> **DIRECTIONS FOR THIS TASK**:
Among the records that follow, count the lines with the string "document"; report only that count.

> **INPUT RECORDS**:
====================

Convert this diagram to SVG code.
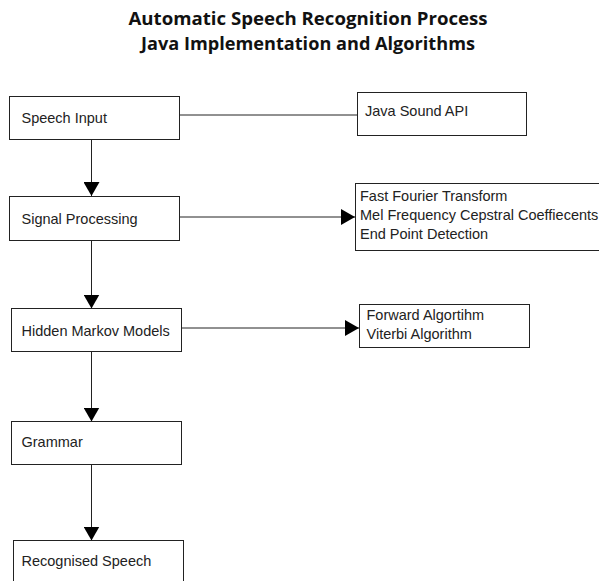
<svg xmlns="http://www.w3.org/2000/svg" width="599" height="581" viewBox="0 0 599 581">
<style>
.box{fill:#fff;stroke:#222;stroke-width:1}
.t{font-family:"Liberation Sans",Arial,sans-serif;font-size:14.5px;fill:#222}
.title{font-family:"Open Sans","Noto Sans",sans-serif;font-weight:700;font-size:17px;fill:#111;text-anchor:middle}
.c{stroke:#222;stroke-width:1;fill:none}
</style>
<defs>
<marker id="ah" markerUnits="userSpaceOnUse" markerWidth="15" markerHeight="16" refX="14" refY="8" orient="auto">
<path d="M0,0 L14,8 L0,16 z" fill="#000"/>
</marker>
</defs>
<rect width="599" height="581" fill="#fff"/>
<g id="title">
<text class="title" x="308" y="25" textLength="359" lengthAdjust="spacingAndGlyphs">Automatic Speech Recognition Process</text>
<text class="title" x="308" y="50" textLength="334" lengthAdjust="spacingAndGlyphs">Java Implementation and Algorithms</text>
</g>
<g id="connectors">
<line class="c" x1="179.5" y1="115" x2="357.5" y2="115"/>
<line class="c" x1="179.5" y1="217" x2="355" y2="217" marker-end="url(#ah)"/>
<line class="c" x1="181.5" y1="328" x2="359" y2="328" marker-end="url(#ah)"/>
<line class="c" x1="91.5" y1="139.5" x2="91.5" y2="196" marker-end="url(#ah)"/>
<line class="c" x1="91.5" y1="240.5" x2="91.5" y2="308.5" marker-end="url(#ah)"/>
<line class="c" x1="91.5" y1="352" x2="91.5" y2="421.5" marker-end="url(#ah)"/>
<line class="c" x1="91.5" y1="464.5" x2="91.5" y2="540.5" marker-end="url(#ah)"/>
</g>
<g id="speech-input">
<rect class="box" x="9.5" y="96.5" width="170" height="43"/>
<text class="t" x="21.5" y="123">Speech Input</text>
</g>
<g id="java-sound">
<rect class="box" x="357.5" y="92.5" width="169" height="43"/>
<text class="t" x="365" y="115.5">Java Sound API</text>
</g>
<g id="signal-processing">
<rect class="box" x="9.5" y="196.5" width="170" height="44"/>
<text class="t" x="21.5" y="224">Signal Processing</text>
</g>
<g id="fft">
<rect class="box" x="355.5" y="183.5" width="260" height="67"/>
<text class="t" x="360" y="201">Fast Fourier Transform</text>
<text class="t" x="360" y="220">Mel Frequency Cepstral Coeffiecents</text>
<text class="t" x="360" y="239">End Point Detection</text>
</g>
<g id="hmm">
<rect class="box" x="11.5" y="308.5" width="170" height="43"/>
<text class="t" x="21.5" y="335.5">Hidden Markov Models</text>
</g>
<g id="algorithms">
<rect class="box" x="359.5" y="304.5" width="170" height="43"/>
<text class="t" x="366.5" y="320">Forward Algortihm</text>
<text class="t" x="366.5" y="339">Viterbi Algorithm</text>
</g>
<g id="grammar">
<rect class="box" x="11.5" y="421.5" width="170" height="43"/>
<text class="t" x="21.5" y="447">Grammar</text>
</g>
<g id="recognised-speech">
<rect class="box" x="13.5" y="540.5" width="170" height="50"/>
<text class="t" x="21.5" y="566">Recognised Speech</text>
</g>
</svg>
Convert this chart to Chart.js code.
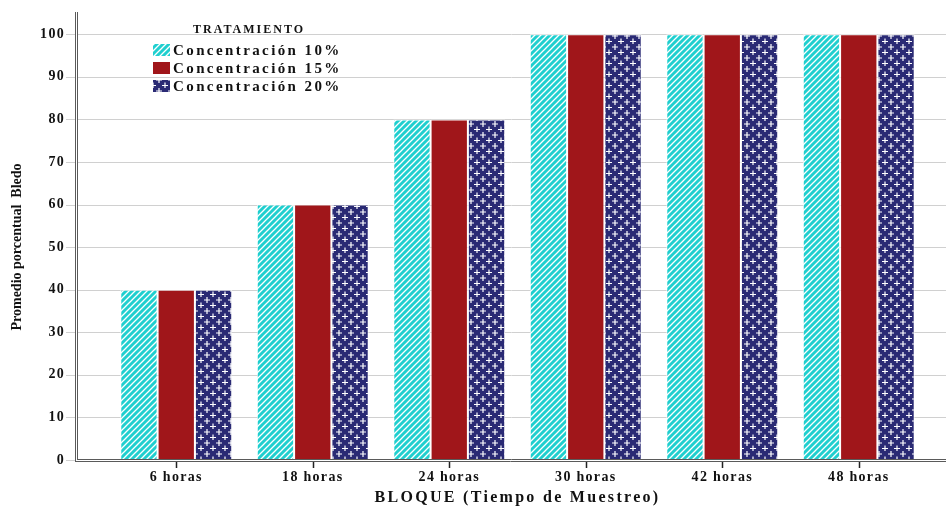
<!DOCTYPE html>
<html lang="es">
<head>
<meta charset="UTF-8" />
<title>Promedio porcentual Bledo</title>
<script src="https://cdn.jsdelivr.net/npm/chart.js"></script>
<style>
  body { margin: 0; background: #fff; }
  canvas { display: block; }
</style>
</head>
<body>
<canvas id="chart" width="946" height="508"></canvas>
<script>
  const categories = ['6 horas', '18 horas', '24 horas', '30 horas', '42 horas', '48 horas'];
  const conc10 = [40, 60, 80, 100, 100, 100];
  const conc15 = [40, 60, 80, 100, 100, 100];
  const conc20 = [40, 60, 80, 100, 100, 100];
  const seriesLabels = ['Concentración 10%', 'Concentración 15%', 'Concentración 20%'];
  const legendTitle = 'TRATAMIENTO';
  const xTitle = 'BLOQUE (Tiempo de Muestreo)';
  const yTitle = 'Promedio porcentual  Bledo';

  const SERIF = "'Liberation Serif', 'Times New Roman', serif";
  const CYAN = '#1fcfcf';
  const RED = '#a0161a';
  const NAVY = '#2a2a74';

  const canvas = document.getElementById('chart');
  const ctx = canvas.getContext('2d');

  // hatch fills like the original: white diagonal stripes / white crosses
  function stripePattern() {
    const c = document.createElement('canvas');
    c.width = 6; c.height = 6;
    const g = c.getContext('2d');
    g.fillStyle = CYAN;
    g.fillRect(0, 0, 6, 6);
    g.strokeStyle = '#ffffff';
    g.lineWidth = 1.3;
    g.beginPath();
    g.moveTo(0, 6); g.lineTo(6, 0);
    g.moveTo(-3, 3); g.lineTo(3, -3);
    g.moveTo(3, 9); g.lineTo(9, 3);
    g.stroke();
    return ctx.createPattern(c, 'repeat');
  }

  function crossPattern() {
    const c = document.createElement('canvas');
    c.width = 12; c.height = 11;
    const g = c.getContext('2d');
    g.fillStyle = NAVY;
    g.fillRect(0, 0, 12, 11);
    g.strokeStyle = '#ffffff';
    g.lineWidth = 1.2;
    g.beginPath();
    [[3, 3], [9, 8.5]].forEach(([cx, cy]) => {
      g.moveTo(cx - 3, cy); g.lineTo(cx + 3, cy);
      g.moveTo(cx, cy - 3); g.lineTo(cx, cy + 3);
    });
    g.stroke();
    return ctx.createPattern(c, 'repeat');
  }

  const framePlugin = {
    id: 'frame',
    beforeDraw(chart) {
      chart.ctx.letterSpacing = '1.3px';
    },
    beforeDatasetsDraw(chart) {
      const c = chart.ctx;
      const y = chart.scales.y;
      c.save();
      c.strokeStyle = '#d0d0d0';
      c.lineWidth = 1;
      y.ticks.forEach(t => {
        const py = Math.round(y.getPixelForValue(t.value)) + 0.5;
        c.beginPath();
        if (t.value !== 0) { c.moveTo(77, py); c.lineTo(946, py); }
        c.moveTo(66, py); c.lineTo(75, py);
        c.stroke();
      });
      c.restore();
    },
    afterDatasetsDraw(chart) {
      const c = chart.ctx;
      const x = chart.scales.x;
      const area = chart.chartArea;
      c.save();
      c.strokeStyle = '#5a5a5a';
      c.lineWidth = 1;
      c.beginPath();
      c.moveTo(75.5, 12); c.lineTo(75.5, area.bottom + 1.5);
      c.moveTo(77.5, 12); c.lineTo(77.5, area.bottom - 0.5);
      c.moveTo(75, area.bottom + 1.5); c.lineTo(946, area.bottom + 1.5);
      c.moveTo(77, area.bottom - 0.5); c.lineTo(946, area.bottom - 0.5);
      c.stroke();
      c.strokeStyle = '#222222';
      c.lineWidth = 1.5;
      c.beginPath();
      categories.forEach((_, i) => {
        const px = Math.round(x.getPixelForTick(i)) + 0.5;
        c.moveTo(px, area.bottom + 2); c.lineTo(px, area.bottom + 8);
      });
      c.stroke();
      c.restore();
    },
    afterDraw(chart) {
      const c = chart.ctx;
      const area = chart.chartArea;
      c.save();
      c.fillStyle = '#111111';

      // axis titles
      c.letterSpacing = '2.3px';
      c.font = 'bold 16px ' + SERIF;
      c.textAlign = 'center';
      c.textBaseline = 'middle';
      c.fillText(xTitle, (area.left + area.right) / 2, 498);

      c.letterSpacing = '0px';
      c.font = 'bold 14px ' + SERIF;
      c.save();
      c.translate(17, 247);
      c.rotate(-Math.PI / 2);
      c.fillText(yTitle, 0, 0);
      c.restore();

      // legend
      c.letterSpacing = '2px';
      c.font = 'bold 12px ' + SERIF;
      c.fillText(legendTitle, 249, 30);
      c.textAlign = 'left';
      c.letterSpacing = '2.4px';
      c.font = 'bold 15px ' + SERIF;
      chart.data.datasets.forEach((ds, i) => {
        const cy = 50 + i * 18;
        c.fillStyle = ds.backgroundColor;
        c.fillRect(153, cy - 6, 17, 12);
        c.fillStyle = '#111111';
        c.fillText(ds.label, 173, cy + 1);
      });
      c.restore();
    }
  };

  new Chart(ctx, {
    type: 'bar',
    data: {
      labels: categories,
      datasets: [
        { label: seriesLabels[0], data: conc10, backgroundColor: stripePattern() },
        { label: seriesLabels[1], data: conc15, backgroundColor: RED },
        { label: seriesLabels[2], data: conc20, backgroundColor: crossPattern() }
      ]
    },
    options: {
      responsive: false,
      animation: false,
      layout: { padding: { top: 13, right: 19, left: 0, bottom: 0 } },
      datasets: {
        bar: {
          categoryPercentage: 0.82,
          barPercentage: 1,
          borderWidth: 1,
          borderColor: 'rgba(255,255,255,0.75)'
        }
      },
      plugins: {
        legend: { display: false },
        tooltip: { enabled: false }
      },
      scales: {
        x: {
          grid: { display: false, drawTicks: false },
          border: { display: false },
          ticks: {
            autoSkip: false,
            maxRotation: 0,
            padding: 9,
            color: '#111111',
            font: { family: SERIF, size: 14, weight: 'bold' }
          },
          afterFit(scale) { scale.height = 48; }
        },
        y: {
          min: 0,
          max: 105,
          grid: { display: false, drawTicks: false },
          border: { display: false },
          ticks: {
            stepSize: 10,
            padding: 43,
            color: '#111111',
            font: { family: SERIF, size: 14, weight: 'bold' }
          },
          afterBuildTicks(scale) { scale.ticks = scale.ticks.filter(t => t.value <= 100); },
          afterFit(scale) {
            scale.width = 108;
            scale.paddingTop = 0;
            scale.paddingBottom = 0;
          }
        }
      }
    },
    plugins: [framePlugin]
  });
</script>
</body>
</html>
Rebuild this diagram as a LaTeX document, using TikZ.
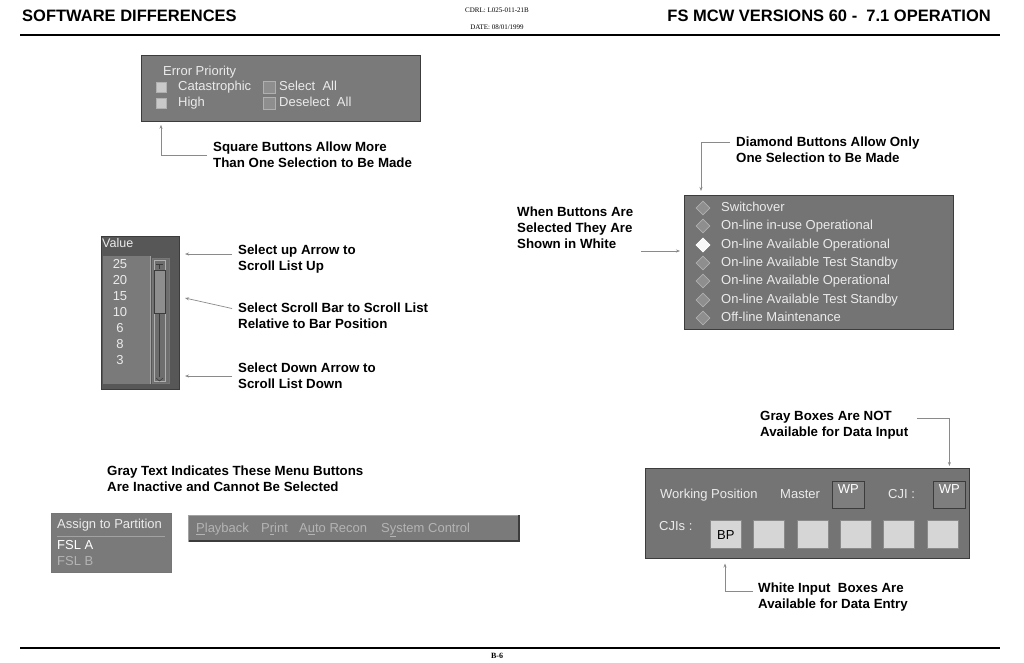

====================

> **RESPONSE TO THIS EXERCISE**:
4